Veo en la prensa una fotografía de Paul McCartney con motivo de sus felices setenta. El ex Beatle exhibe una guitarra que lleva pintada, ¿cómo no? la Union Jack. ¿Puede haber alguna imagen más elocuente de la marca país?

La bandera británica lo mismo puede adornar una guitarra que unos calzoncillos o un rollo de papel higiénico sin que nadie se rasgue por ello las vestiduras, como ocurre en otras partes con esos símbolos patrióticos.

Algo parecido ocurre con las barras y estrellas o con la cruz blanca sobre fondo rojo de la bandera helvética, símbolos a los que recurren muchas veces las empresas de esos países para mejorar la aceptación de sus productos lo mismo dentro que fuera de sus fronteras.

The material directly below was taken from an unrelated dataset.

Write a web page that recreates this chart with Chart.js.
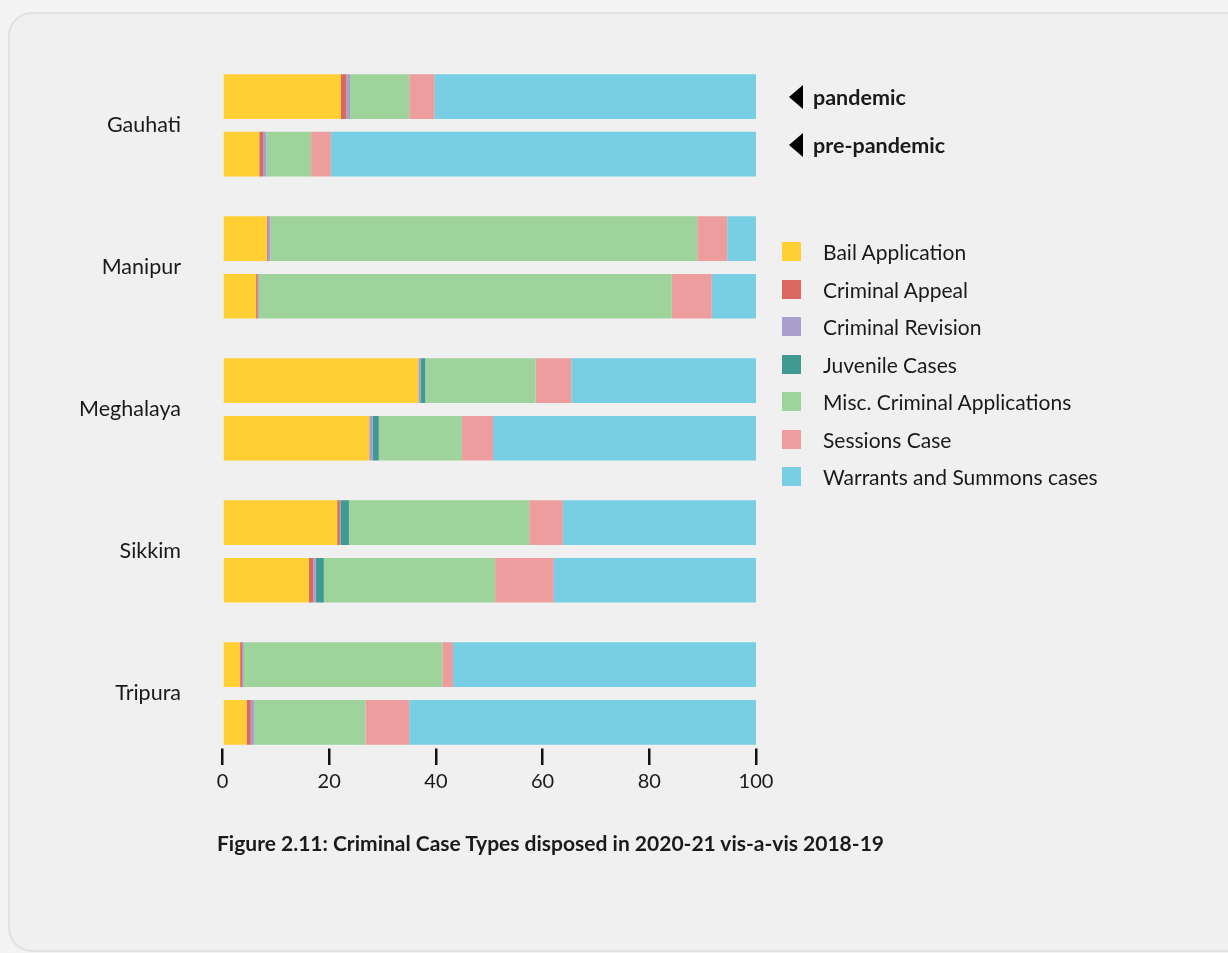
<!DOCTYPE html>
<html>
<head>
<meta charset="utf-8">
<script src="https://cdn.jsdelivr.net/npm/chart.js@4.4.1/dist/chart.umd.min.js"></script>
<style>
  html, body { margin: 0; padding: 0; background: #f4f4f4; font-family: 'Lato', sans-serif; color: #1a1a1a; }
  #wrap { position: relative; width: 1228px; height: 953px; overflow: hidden; }
  #panel { position: absolute; left: 8px; top: 12px; width: 1240px; height: 936px; border: 2px solid #e1e1e1; border-radius: 24px; background: #f0f0f0; }
  #chart1 { position: absolute; left: 0; top: 0; }
  .mark { position: absolute; left: 789px; width: 0; height: 0; border-top: 12px solid transparent; border-bottom: 12px solid transparent; border-right: 14px solid #000; }
  .mark-label { position: absolute; left: 813px; font-weight: bold; font-size: 21.5px; line-height: 24px; }
  #legend { position: absolute; left: 782px; top: 242px; }
  .item { position: relative; height: 37.5px; }
  .box { position: absolute; left: 0; top: 0; width: 19px; height: 19px; }
  .txt { position: absolute; left: 41px; top: -3px; font-size: 21px; line-height: 25px; white-space: nowrap; }
  #caption { position: absolute; left: 217px; top: 831px; font-weight: bold; font-size: 21px; line-height: 24px; white-space: nowrap; }
</style>
</head>
<body>
<div id="wrap">
  <div id="panel"></div>
  <canvas id="chart1" width="1228" height="953"></canvas>
  <div class="mark" style="top:85px"></div>
  <div class="mark-label" style="top:85px">pandemic</div>
  <div class="mark" style="top:133px"></div>
  <div class="mark-label" style="top:133px">pre-pandemic</div>
  <div id="legend"></div>
  <div id="caption">Figure 2.11: Criminal Case Types disposed in 2020-21 vis-a-vis 2018-19</div>
</div>
<script>
// courts on the y axis
const courts = ['Gauhati', 'Manipur', 'Meghalaya', 'Sikkim', 'Tripura'];
const caseTypes = ['Bail Application', 'Criminal Appeal', 'Criminal Revision', 'Juvenile Cases', 'Misc. Criminal Applications', 'Sessions Case', 'Warrants and Summons cases'];
const typeColors = ['#FFCF33', '#DB6860', '#A99FCD', '#419A91', '#9ED39B', '#EE9D9E', '#78CFE3'];
const xTicks = [0, 20, 40, 60, 80, 100];

// share of disposed cases (%), 2020-21 (pandemic)
const bailPandemic = [22.2, 8.3, 36.7, 21.5, 3.3];
const appealPandemic = [1.0, 0.2, 0, 0.5, 0.35];
const revisionPandemic = [0.7, 0.5, 0.4, 0.1, 0.35];
const juvenilePandemic = [0, 0, 0.9, 1.6, 0];
const miscPandemic = [11.1, 80.0, 20.7, 33.8, 37.2];
const sessionsPandemic = [4.7, 5.6, 6.7, 6.3, 2.0];
const warrantsPandemic = [60.3, 5.4, 34.6, 36.2, 56.8];

// share of disposed cases (%), 2018-19 (pre-pandemic)
const bailPre = [6.9, 6.3, 27.5, 16.2, 4.5];
const appealPre = [0.7, 0.3, 0, 0.8, 0.8];
const revisionPre = [0.6, 0.2, 0.7, 0.5, 0.6];
const juvenilePre = [0, 0, 1.1, 1.5, 0];
const miscPre = [8.4, 77.4, 15.6, 32.1, 20.9];
const sessionsPre = [3.7, 7.5, 5.8, 11.0, 8.2];
const warrantsPre = [79.7, 8.3, 49.3, 37.9, 65.0];

const pandemicSeries = [bailPandemic, appealPandemic, revisionPandemic, juvenilePandemic, miscPandemic, sessionsPandemic, warrantsPandemic];
const preSeries = [bailPre, appealPre, revisionPre, juvenilePre, miscPre, sessionsPre, warrantsPre];

Chart.defaults.font.family = 'Lato';
Chart.defaults.color = '#1a1a1a';

// build the datasets: pandemic stack first so it sits on top
const datasets = [];
pandemicSeries.forEach((vals, i) => {
  datasets.push({ label: caseTypes[i], data: vals, stack: 'pandemic', backgroundColor: typeColors[i], borderWidth: 0 });
});
preSeries.forEach((vals, i) => {
  datasets.push({ label: caseTypes[i], data: vals, stack: 'pre', backgroundColor: typeColors[i], borderWidth: 0 });
});

const ctx = document.getElementById('chart1').getContext('2d');
new Chart(ctx, {
  type: 'bar',
  data: { labels: courts, datasets: datasets },
  options: {
    indexAxis: 'y',
    responsive: false,
    animation: false,
    categoryPercentage: 0.811,
    barPercentage: 0.776,
    layout: { padding: { top: 46.5, right: 472, bottom: 0, left: 0 } },
    plugins: { legend: { display: false }, tooltip: { enabled: false } },
    scales: {
      x: {
        stacked: true,
        min: 0,
        max: 100,
        afterBuildTicks: (scale) => { scale.ticks = xTicks.map(v => ({ value: v })); },
        afterFit: (scale) => { scale.height = 188.5; },
        border: { display: false },
        grid: { drawOnChartArea: false, drawTicks: true, tickLength: -16, color: '#111', lineWidth: 2.5 },
        ticks: { padding: 21.5, font: { size: 20 }, color: '#1a1a1a', maxRotation: 0 }
      },
      y: {
        stacked: true,
        afterFit: (scale) => { scale.width = 222.5; },
        border: { display: false },
        grid: { display: false, drawTicks: false },
        ticks: { padding: 41.5, font: { size: 21.5 }, color: '#1a1a1a' }
      }
    }
  }
});

// legend on the right
const legend = document.getElementById('legend');
caseTypes.forEach((name, i) => {
  const item = document.createElement('div');
  item.className = 'item';
  item.innerHTML = '<div class="box" style="background:' + typeColors[i] + '"></div><div class="txt">' + name + '</div>';
  legend.appendChild(item);
});
</script>
</body>
</html>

Viene todo esto a cuenta del debate que no cesa aquí sobre la necesidad que tenemos españoles de hacer mucho más visible nuestra propia marca para, entre otras cosas, superar viejos estereotipos, que nos identifican aún con los toros y el flamenco, a los que se han sumado últimamente, para nuestra desgracia, el ladrillo y la acompañante corrupción.

Pero la marca país empieza en casa. No se puede convencer a los demás de aquello en lo que uno mismo no parece creer demasiado. Y ha habido siempre en este país un problema de papanatismo que hace que desconfiemos de lo propio y valoremos siempre lo ajeno aunque pueda ser inferior.

¿Quién compraría por ejemplo una máquina de afeitar o un electrodoméstico que se llamase «Moreno»? Pero todo el mundo está orgulloso de sus aparatos «Braun», que es el equivalente de ese apellido en alemán. Y ¿presumiríamos tanto de un automóvil que se hubiera bautizado «Coche del Pueblo» que de un VW, es decir de un Volkswagen, que es como se bautizó bajo Hitler a ese coche destinado en principio a las masas.

Tanto Braun como Volkswagen, Siemens, Bosch y tantas otras marcas alemanas se han convertido en sinónimo de calidad y fiabilidad de sus respectivos productos.

Pero no. Por culpa de ese papanatismo, que nos hace infravalorar siempre lo propio, nuestros industriales tienden muchas veces a dar a sus productos una falsa identidad, una marca que suene a extranjera porque piensan con razón que así tendrán mejor aceptación tanto dentro como fuera.

Y así contribuimos con productos de excelente calidad y diseño como los de moda a reforzar la imagen de otros países, como pueden ser Italia o Gran Bretaña, al elegir nombres italianos o ingleses para la ropa, el calzado, la perfumería u otros muchos productos fabricados aquí y capaces de competir ventajosamente en cuanto a calidad y presentación con muchos ajenos.

Puede ocurrir que a las empresas en cuestión no les importe demasiado porque de lo que se trata es de vender, cualquiera que sea la estratagema utilizada. Pero al país y al conjunto de sus industrias, incluida una tan poderosa como es el turismo, sí debería importarles el que se pierda una posibilidad de acabar con viejos estereotipos y presentar una imagen mucho más acorde con la realidad actual.

En el caso español, por ejemplo, acontecimientos de repercusión internacional como la exposición de Sevilla de 1992, los Juegos Olímpicos de Barcelona y la construcción del museo Guggenheim en Bilbao, sirvieron en su momento para impulsar el turismo hacia esas ciudades y dar una imagen de modernidad y eficacia que beneficiaron a la nación en su conjunto.

Y lo mismo pasa con las grandes exposiciones que organizan por ejemplo El Prado, el museo Thyssen-Bornemisza o los estrenos operísticos mundiales del Teatro Real porque no olvidemos que la cultura es uno de los elementos que más contribuyen a reforzar positivamente la imagen exterior de un país.

Precisamente ahora, cuando por culpa de la crisis sólo se asocia a España con el despilfarro de muchos gobiernos regionales y con la irresponsabilidad de tantos políticos y banqueros, se hace más urgente que nunca olvidarse de papanatismos , injustificados complejos de inferioridad y estrategias egoístas y cortoplacistas, y pensar en cómo reforzar fuera, en beneficio de todos, la marca España.